Thursday, April 4, 2024

Kevin Keatts the latest successful branch of Rick Pitino’s coaching tree

Shown here with former boss Rick Pitino, Kevin Keatts (left) has used what he learned at Louisville to guide him as a head coach as he leads NC State into Final Four. (Photo by the Louisville Courier-Journal)

GLENDALE, Ariz. — Kevin Keatts can still recall one of the first rude awakenings of his career after he had just been hired by Rick Pitino.

Keatts, previously the head coach at Hargrave Military Academy in Virginia before replacing Steve Masiello on Pitino’s staff at Louisville in 2011, was introduced to a different world seemingly from the onset.

“There was one practice where we just got there,” he said Thursday as his NC State team prepares to face Purdue Saturday in the Wolfpack’s first Final Four appearance since the late Jim Valvano won a national championship in 1983. “We got this Hall of Fame coach, he’s working his butt off. I’m standing over there looking, I wasn’t saying anything. We had a great practice.”

Shortly after, Pitino called Keatts and fellow assistant coach Wyking Jones into his office.

“We were going over like, ‘I wonder what Coach wants,’” Keatts said. “He’s probably going to tell us how good we have a chance to be. He ripped us. We just had a great practice, but he ripped us because we weren’t participating enough.”

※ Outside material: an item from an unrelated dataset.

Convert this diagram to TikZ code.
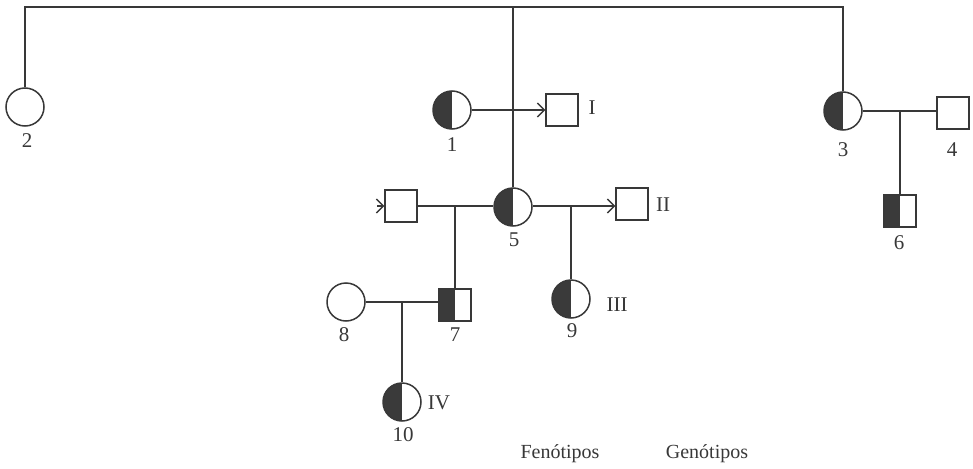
\documentclass[tikz,border=0pt]{standalone}
\usepackage{fontspec}
\setmainfont{Liberation Serif}
\usetikzlibrary{arrows.meta}
\definecolor{ink}{HTML}{383838}
\definecolor{halfink}{HTML}{3A3A3A}
\tikzset{
  line/.style={draw=ink, line width=1.5pt},
  arr/.style={line, -{Straight Barb[length=7pt,width=14pt,line width=1.3pt]}},
  female/.style={circle, draw=ink, line width=1.5pt, minimum size=38pt, inner sep=0pt},
  male/.style={rectangle, draw=ink, line width=1.5pt, minimum size=32pt, inner sep=0pt},
  carrier/.style={path picture={\fill[halfink] (path picture bounding box.south west) rectangle (path picture bounding box.north);}},
  lab/.style={inner sep=0pt, font=\fontsize{21}{24}\selectfont, text=ink},
  caption/.style={inner sep=0pt, anchor=base, font=\fontsize{20}{24}\selectfont, text=ink}
}
\begin{document}
\begin{tikzpicture}[x=1pt, y=-1pt]
\useasboundingbox (0,0) rectangle (973,468);

% individuals
\node[female]         (f2)  at (25,107)  {};
\node[female,carrier] (f1)  at (452,110) {};
\node[male]           (mI)  at (562,110) {};
\node[female,carrier] (f3)  at (843,111) {};
\node[male]           (m4)  at (953,113) {};
\node[male,carrier]   (m6)  at (900,211) {};
\node[male]           (mL)  at (401,206) {};
\node[female,carrier] (f5)  at (513,207) {};
\node[male]           (mII) at (632,204) {};
\node[male,carrier]   (m7)  at (455,305) {};
\node[female]         (f8)  at (346,302) {};
\node[female,carrier] (f9)  at (571,299) {};
\node[female,carrier] (f10) at (402,402) {};

% top line joining 2, 5 and 3
\coordinate (top2) at (25,7);
\coordinate (top5) at (513,7);
\coordinate (top3) at (843,7);
\draw[line] (f2.north) -- (top2) -- (top3) -- (f3.north);
\draw[line] (top5) -- (f5.north);

% 1 -> I
\draw[arr] (f1.east) -- (f1.east -| mI.west);

% couple 3 x 4 and child 6
\draw[line] (f3.east) -- (f3.east -| m4.west);
\coordinate (c34) at (900,111);
\draw[line] (c34) -- (m6.north);

% arrow into the left partner of 5
\coordinate (inL) at (377,206);
\draw[arr] (inL) -- (mL.west);

% couple left partner x 5 and child 7
\draw[line] (mL.east) -- (mL.east -| f5.west);
\coordinate (cL5) at (455,206);
\draw[line] (cL5) -- (m7.north);

% 5 -> II and child 9
\draw[arr] (f5.east |- mL.east) -- (mL.east -| mII.west);
\coordinate (c5II) at (571,206);
\draw[line] (c5II) -- (f9.north);

% couple 8 x 7 and child 10
\draw[line] (f8.east) -- (f8.east -| m7.west);
\coordinate (c87) at (402,302);
\draw[line] (c87) -- (f10.north);

% numbers
\node[lab] (l2)  at (27,141)  {2};
\node[lab] (l1)  at (452,145) {1};
\node[lab] (l3)  at (843,150) {3};
\node[lab] (l4)  at (952,150) {4};
\node[lab] (l6)  at (899,243) {6};
\node[lab] (l5)  at (514,240) {5};
\node[lab] (l7)  at (455,335) {7};
\node[lab] (l8)  at (344,335) {8};
\node[lab] (l9)  at (572,331) {9};
\node[lab] (l10) at (403,435) {10};

% roman numerals
\node[lab] (rI)   at (592,108) {I};
\node[lab] (rII)  at (663,205) {II};
\node[lab] (rIII) at (617,305) {III};
\node[lab] (rIV)  at (439,403) {IV};

% captions
\node[caption] (fen) at (560,458) {Fenótipos};
\node[caption] (gen) at (707,458) {Genótipos};
\end{tikzpicture}
\end{document}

Pitino, now the head coach at St. John’s, has often preached two-way communication in practices and games, something that almost all of his assistants — namely Masiello during his tenure at Manhattan and Kevin Willard at Iona, Seton Hall and Maryland — have taken with them to their own programs when hired as head coaches. For Keatts, the browbeating served as a baptism by fire, but also a reminder that the Hall of Fame mentor was preparing him for the future in much the same vein he grooms his players for careers both at the next level and after basketball.

“When he hired me, he said, ‘I don’t hire assistant coaches, I hire future head coaches,’” Keatts said of Pitino’s rationale. “He didn’t get me to Louisville to be just a recruiter. He held me responsible to be a better coach, to do scouting, to do everything else. The thing that I’ll tell you about Coach Pitino, that has helped me grow, is he never put me in a box.”

Pitino’s imprint on Keatts and his style of play is evident, and his former disciple shares the same emphasis on deflections that is common throughout the Pitino coaching tree, with a goal of 40 in each game for NC State. It is also noticeable in how Keatts has planted seeds for the future within his own staff.

“I’ll be honest with you, I’ve taken some of that with me with my coaches,” he said of the long-term aspect of the job. “I’ve got two guys who worked under me that I hope I did the same thing for in A.W. Hamilton (the Eastern Kentucky head coach who assisted and replaced Keatts at Hargrave and rejoined him at NC State) and Takayo Siddle (the head coach at UNCW), who have done a great job.”

“The biggest quality you can have as a head coach is preparing your assistant coaches to have that opportunity. I’ve got plenty of coaches that were assistant coaches for me in Division I that have moved on. I think the biggest thing is to share your knowledge and your growth with somebody else, so they can have the opportunity that I have.”